The UK has announced the committee to oversee negotiations on its exit from the EU, Clinton and Trump face off in the last TV debate this Wednesday night US time and we saw strong buying in Suncorp subsidiary AAI’s 2022 bond
Economic Wrap
The September FOMC minutes released last Wednesday indicated that the probability of a rate hike had strengthened in recent months, and would be appropriate soon if “the labour market continued to improve and economic activity strengthened”. Additionally, Fed Vice Chairman Fischer stated that US unemployment is “somewhere very close to the natural rate”, but that growth was “not what we used to view as normal”. Meanwhile, voting Fed member Loretta Mester implied that it made sense to raise rates, and that the US is “at full employment”.
The UK committee to negotiate Brexit includes Boris Johnson, Liam Fox, David Davis, Priti Patel, Chris Grayling, and Andrea Leadsom. These were the pro Brexit campaigners during the June referendum. The establishment of the committee has increased the chances of protracted disagreement between the UK and EU, a hard landing as the UK becomes a target for European countries to attract European corporate headquarters currently domiciled in Britain, and consequential selling of the Pound.
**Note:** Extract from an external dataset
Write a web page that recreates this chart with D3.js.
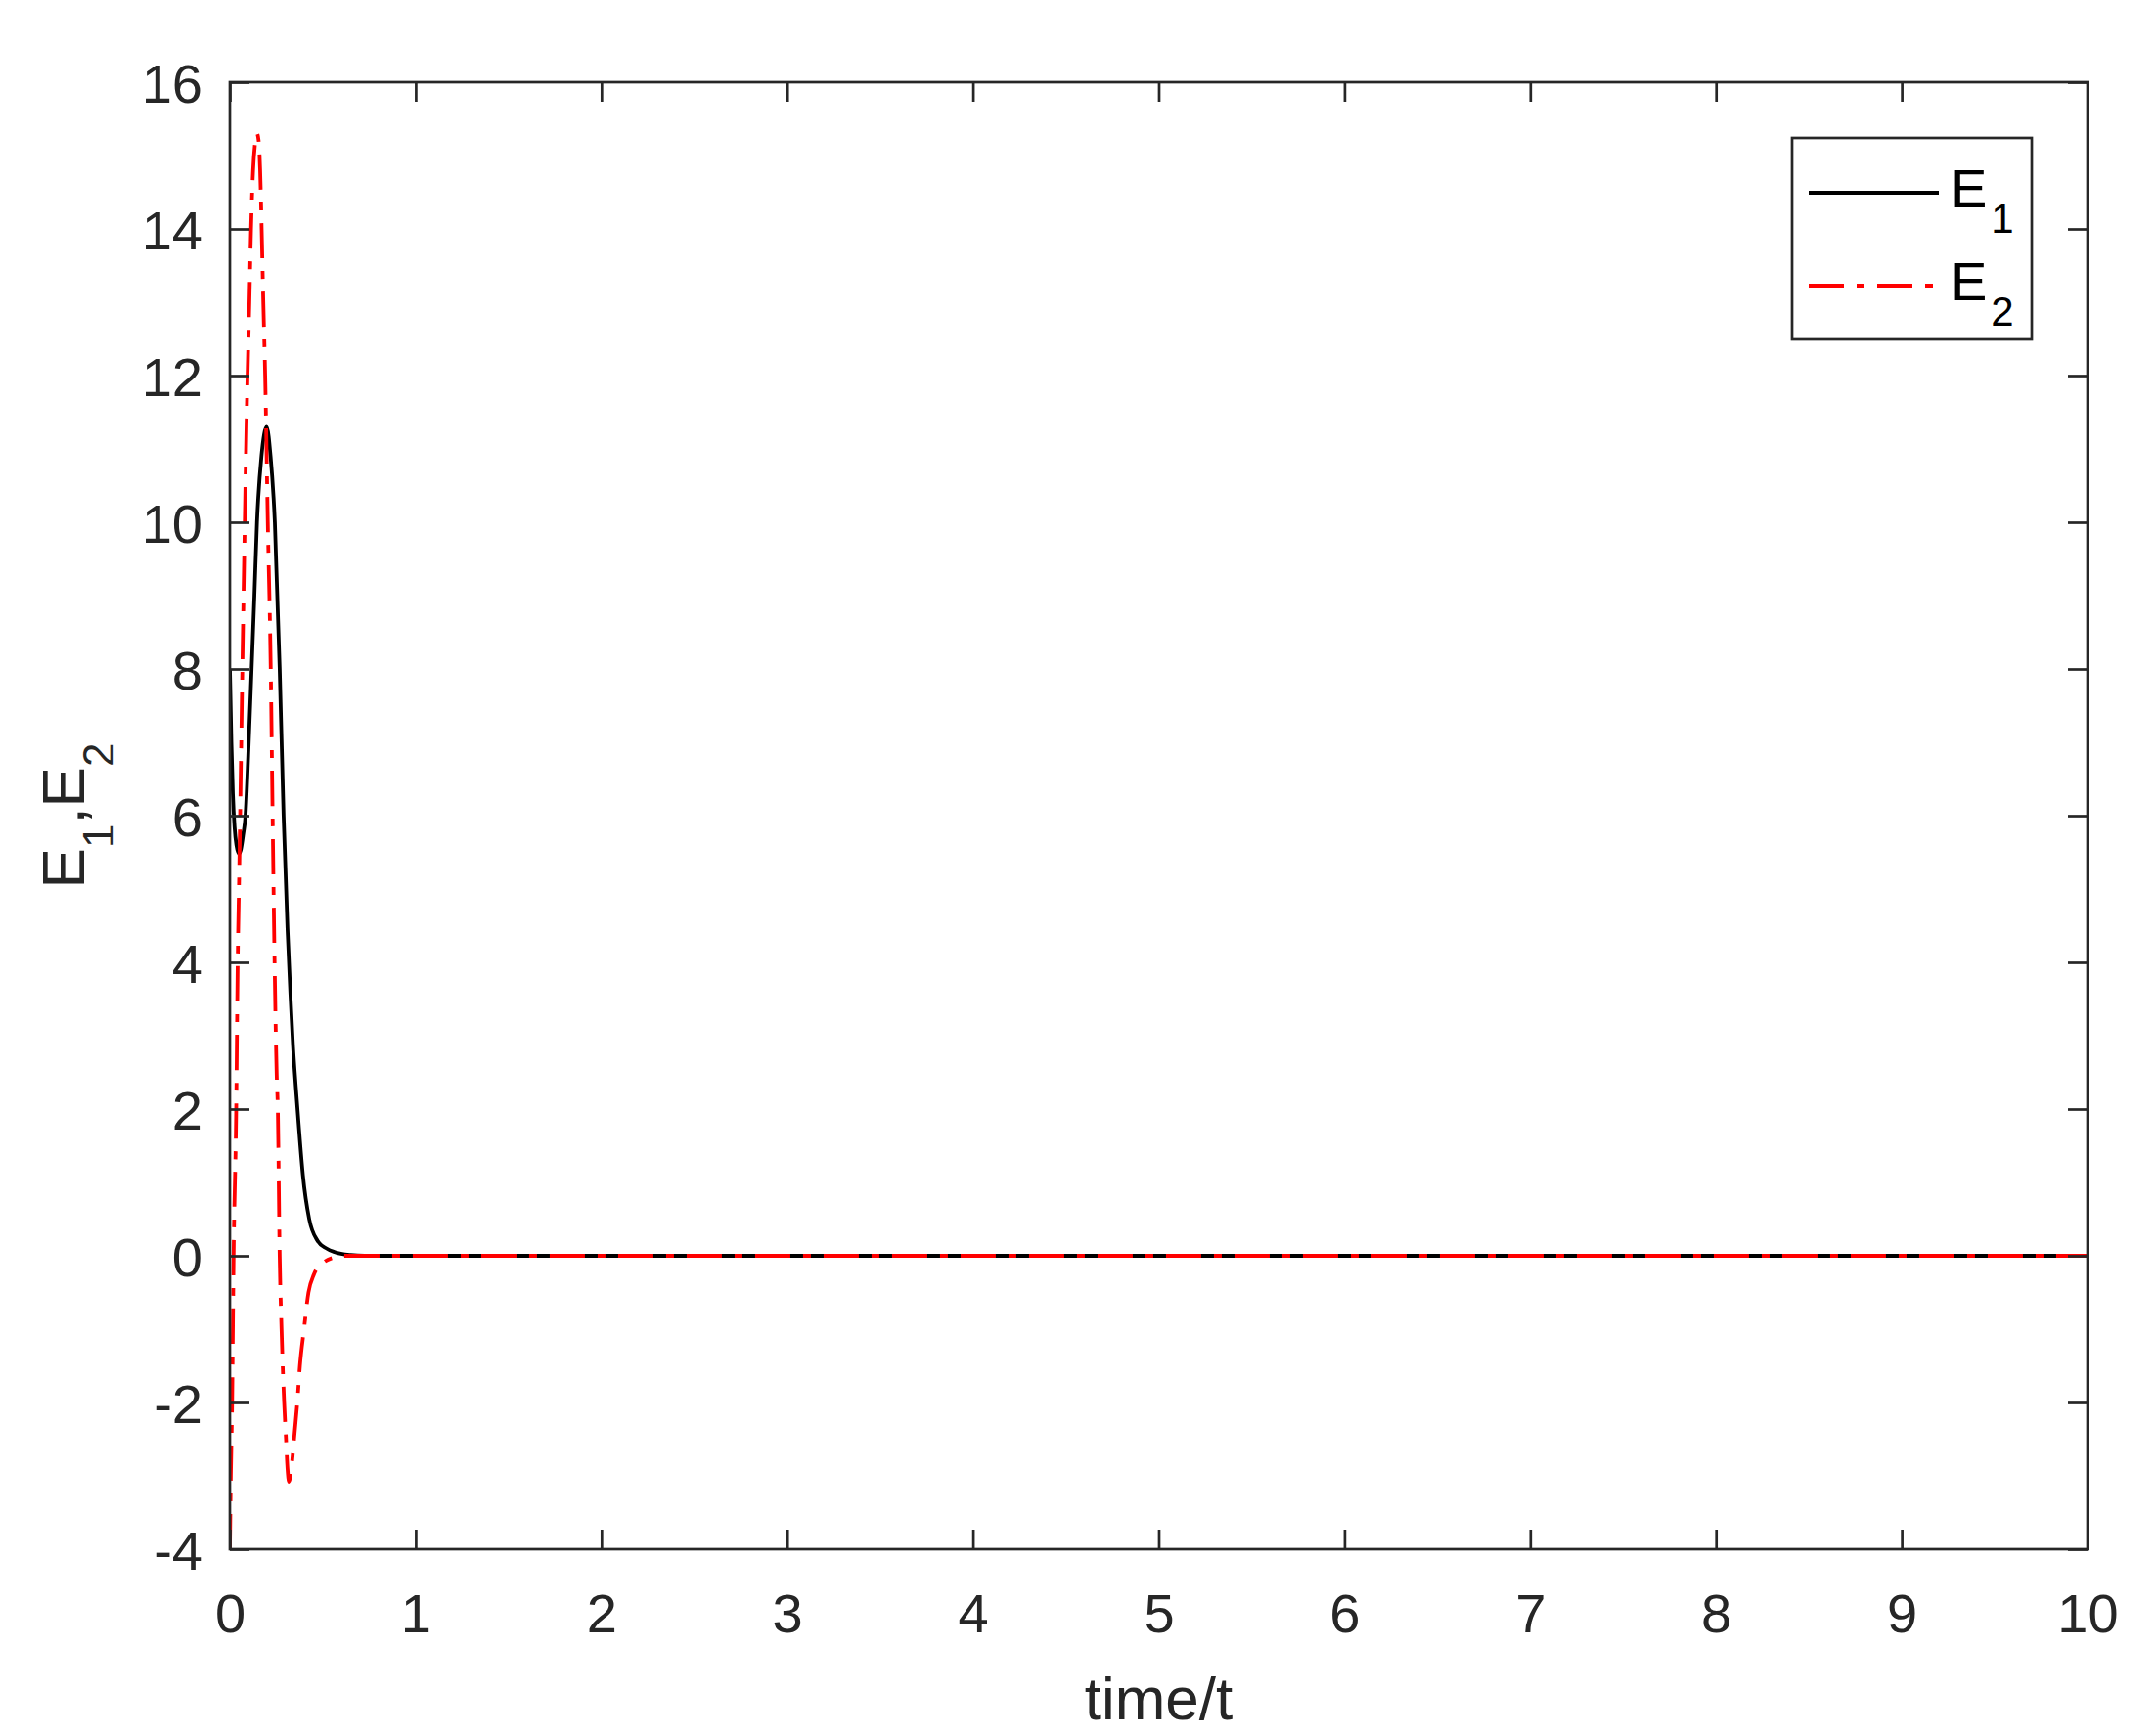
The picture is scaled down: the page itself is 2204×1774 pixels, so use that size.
<!DOCTYPE html>
<html>
<head>
<meta charset="utf-8">
<script src="https://cdn.jsdelivr.net/npm/d3@7/dist/d3.min.js"></script>
<style>
  html, body { margin: 0; padding: 0; background: #fff; }
  svg { display: block; font-family: "Liberation Sans", Arial, sans-serif; }
</style>
</head>
<body>
<svg id="chart" width="2204" height="1774"></svg>
<script>
// ---- data ----
const e1Time  = [0, 0.008, 0.016, 0.025, 0.035, 0.049, 0.06, 0.072, 0.084, 0.1, 0.117, 0.132, 0.146, 0.17, 0.198, 0.219, 0.242, 0.268, 0.289, 0.31, 0.325, 0.34, 0.355, 0.37, 0.393, 0.427, 0.473, 0.52, 0.564, 0.65, 0.725, 1, 2, 3, 4, 5, 6, 7, 8, 9, 10];
const e1Value = [8.0, 7.0, 6.3, 5.85, 5.6, 5.48, 5.55, 5.75, 6.0, 6.9, 8.0, 9.0, 10.0, 10.9, 11.3, 10.9, 10.0, 8.0, 6.0, 4.46, 3.6, 2.85, 2.3, 1.8, 1.1, 0.5, 0.2, 0.1, 0.05, 0.01, 0, 0, 0, 0, 0, 0, 0, 0, 0, 0, 0];

const e2Time  = [0, 0.005, 0.012, 0.02, 0.034, 0.042, 0.05, 0.055, 0.067, 0.08, 0.095, 0.105, 0.114, 0.125, 0.135, 0.146, 0.155, 0.163, 0.171, 0.18, 0.19, 0.204, 0.22, 0.23, 0.238, 0.252, 0.258, 0.268, 0.278, 0.292, 0.302, 0.31, 0.318, 0.326, 0.335, 0.348, 0.363, 0.377, 0.399, 0.423, 0.453, 0.5, 0.564, 0.6, 1, 2, 3, 4, 5, 6, 7, 8, 9, 10];
const e2Value = [-4.0, -3.0, -2.0, 0.0, 2.0, 4.0, 5.2, 6.0, 8.0, 10.0, 12.0, 13.0, 14.0, 14.8, 15.15, 15.3, 15.2, 14.8, 14.0, 13.0, 12.0, 10.0, 8.0, 6.0, 4.46, 2.46, 2.0, 0.0, -1.0, -2.0, -2.5, -2.9, -3.08, -3.0, -2.8, -2.43, -2.0, -1.5, -1.0, -0.5, -0.25, -0.1, -0.02, 0, 0, 0, 0, 0, 0, 0, 0, 0, 0, 0];

const xTicks = [0, 1, 2, 3, 4, 5, 6, 7, 8, 9, 10];
const yTicks = [-4, -2, 0, 2, 4, 6, 8, 10, 12, 14, 16];
const xLabel = "time/t";
const legendNames = ["E", "E"];
const legendSubs = ["1", "2"];

// ---- layout ----
const L = 235, R = 2134, T = 84, B = 1584;
const axisColor = "#262626";
const svg = d3.select("#chart");

const x = d3.scaleLinear().domain([0, 10]).range([L, R]);
const y = d3.scaleLinear().domain([-4, 16]).range([B, T]);

svg.append("rect").attr("width", 2204).attr("height", 1774).attr("fill", "#fff");

svg.append("defs").append("clipPath").attr("id", "clip")
  .append("rect").attr("x", L).attr("y", T).attr("width", R - L).attr("height", B - T);

// ---- lines ----
const line = d3.line().x(d => x(d[0])).y(d => y(d[1])).curve(d3.curveMonotoneX);
const e1 = e1Time.map((t, i) => [t, e1Value[i]]);
const e2 = e2Time.map((t, i) => [t, e2Value[i]]);

const plot = svg.append("g").attr("clip-path", "url(#clip)");
plot.append("path").datum(e1).attr("d", line)
  .attr("fill", "none").attr("stroke", "#000").attr("stroke-width", 3.8)
  .attr("stroke-linejoin", "round");
plot.append("path").datum(e2).attr("d", line)
  .attr("fill", "none").attr("stroke", "#ff0000").attr("stroke-width", 3.8)
  .attr("stroke-dasharray", "36,13,8,13");

// ---- axes ----
const tickLen = 20;
const fs = 56;
const fmt = d => String(d);
const axB = d3.axisBottom(x).tickValues(xTicks).tickSize(-tickLen).tickPadding(0).tickFormat(fmt);
const axT = d3.axisTop(x).tickValues(xTicks).tickSize(-tickLen).tickFormat("");
const axL = d3.axisLeft(y).tickValues(yTicks).tickSize(-tickLen).tickFormat(fmt);
const axR = d3.axisRight(y).tickValues(yTicks).tickSize(-tickLen).tickFormat("");

function style(g) {
  g.select(".domain").remove();
  g.selectAll(".tick line").attr("stroke", axisColor).attr("stroke-width", 2.7);
  g.selectAll(".tick text").attr("fill", axisColor).attr("font-size", fs)
    .attr("font-family", "Liberation Sans, Arial, sans-serif");
}
const gB = svg.append("g").attr("transform", `translate(0,${B})`).call(axB).call(style);
gB.selectAll(".tick text").attr("y", 85).attr("dy", null);
const gL = svg.append("g").attr("transform", `translate(${L},0)`).call(axL).call(style);
gL.selectAll(".tick text").attr("x", -28).attr("dy", "0.358em");
svg.append("g").attr("transform", `translate(0,${T})`).call(axT).call(style);
svg.append("g").attr("transform", `translate(${R},0)`).call(axR).call(style);

svg.append("rect").attr("x", L).attr("y", T).attr("width", R - L).attr("height", B - T)
  .attr("fill", "none").attr("stroke", axisColor).attr("stroke-width", 2.7);

// ---- axis labels ----
svg.append("text").attr("x", (L + R) / 2).attr("y", 1758).attr("text-anchor", "middle")
  .attr("font-size", 62).attr("fill", axisColor).text(xLabel);

const yl = svg.append("text")
  .attr("transform", `translate(86,${(T + B) / 2}) rotate(-90)`)
  .attr("text-anchor", "middle").attr("font-size", 62).attr("fill", axisColor);
yl.append("tspan").text("E");
yl.append("tspan").attr("font-size", 44).attr("dy", 30).text("1");
yl.append("tspan").attr("dy", -30).text(",E");
yl.append("tspan").attr("font-size", 44).attr("dy", 30).text("2");

// ---- legend ----
const lg = svg.append("g");
lg.append("rect").attr("x", 1832).attr("y", 141).attr("width", 245).attr("height", 206)
  .attr("fill", "#fff").attr("stroke", axisColor).attr("stroke-width", 2.7);
const legendStyles = [
  { color: "#000", dash: null, x2: 1982 },
  { color: "#ff0000", dash: "36,13,8,13", x2: 1977 }
];
[197, 292].forEach((ly, i) => {
  lg.append("line").attr("x1", 1849).attr("x2", legendStyles[i].x2).attr("y1", ly).attr("y2", ly)
    .attr("stroke", legendStyles[i].color).attr("stroke-width", 3.8)
    .attr("stroke-dasharray", legendStyles[i].dash);
  const t = lg.append("text").attr("x", 1994).attr("y", ly + 15).attr("font-size", 56).attr("fill", "#000");
  t.append("tspan").text(legendNames[i]);
  t.append("tspan").attr("font-size", 42).attr("dy", 26).attr("dx", 4).text(legendSubs[i]);
});
</script>
</body>
</html>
An inquiry into GBP denominated bonds has picked up given the Sterling sell off, however we’re yet to see a material increase in flows in that space.
The AUD is trading at 0.7600 today, and is likely to be rangebound until Australian labour force data on Thursday. According to Bloomberg, the unemployment rate is forecast to be 5.7% and up 15,000 jobs according to Bloomberg.
US government bonds are higher in yield over the week, with the 10 year bond currently at 1.795%. Other major economy government yields are higher too with the exception of Japan which is unchanged. Current 10 year Japanese government bonds are trading at a negative 0.0525% yield, 10 year German bunds are trading at positive 0.05% and 10 year UK government bonds (gilts) are trading at 1.095%.
Other news:
- Stocks closed higher on Friday. In Europe, the Eurostoxx was up 1.69% and the FTSE 100 was up 0.51%. In the US, the Dow Jones and S&P500 were up 0.22% and 0.02% respectively.
- US producer prices (PPI) beat expectations rising 0.3% versus expectations of 0.2%. Nevertheless, many economists still point to the series showing benign data.
- US Retail sales rose 0.6% (seasonally adjusted) in September versus falling 0.2% in August. Year over year this represented a 2.7% increase from September 2015.
- China’s trade surplus of US$41.99bn for September marked the lowest figure in six months, missing analyst expectations of US$53bn. China’s September exports figure marked a 10% fall on the year, falling short of analysts’ predictions of a 3.3% contraction on the year. Imports also fell by 1.9% on the year, with analysts’ forecasting a 0.6% increase.
- China CPI beat expectations, rising 1.9% in September versus forecasts of 1.6%. This helped stock and bond markets on Friday.
- US banks JP Morgan, Citigroup and Wells Fargo all reported Q3 results last week. All three banks beat the expectations of analysts and this has helped the USD gain ground against the Euro and the Yen.
Credit indices spreads are slightly higher over the last week with the US Investment Grade Index (IG) finishing Friday up 2bps at 75.75bps, whilst the US High Yield Index (HY) widened 4bps on the week to finish Friday at 405.75bps.
Domestically, the 10 year Australian government bonds last traded at 2.312%, which is 13bps higher on the week. The Australian iTraxx is at 104.5bps (or 1.045% for this index of 25 Australian Investment Grade names), 1.5bps higher on the week.
Flows
The recent AAI 2022 callable Tier 2 floating rate bond continued to receive strong buying last week. As a highly rated Tier 2 that’s yielding better than comparable bonds, clients were attracted by the relative value proposition. We saw clients switching from shorter dated Tier 2s, such as the ANZ and Westpac 2019 callable lines, with the switch offering a pickup in margin of around 60bps, or close to 100bps on a projected yield to call/worst basis.
We came in to supply in the Adani 2020 and Alumina 2019 fixed rate bonds last week. After a period of limited supply in higher yielding rated corporates, clients who were waiting were quick to react and take up the offers. We’re again left with limited supply which is indicatively offered in the high 6% and mid 5% areas on a yield to maturity/worst basis, for both Adani and Alumina respectively.
Our recent originated deal for StockCo settled and started trading last week. The 8.75% fixed coupon bond, callable in 2021, was very well received at issue and only small volume has been made available in secondary trading. We remain buyers of the deal with supply looking difficult to secure at the moment.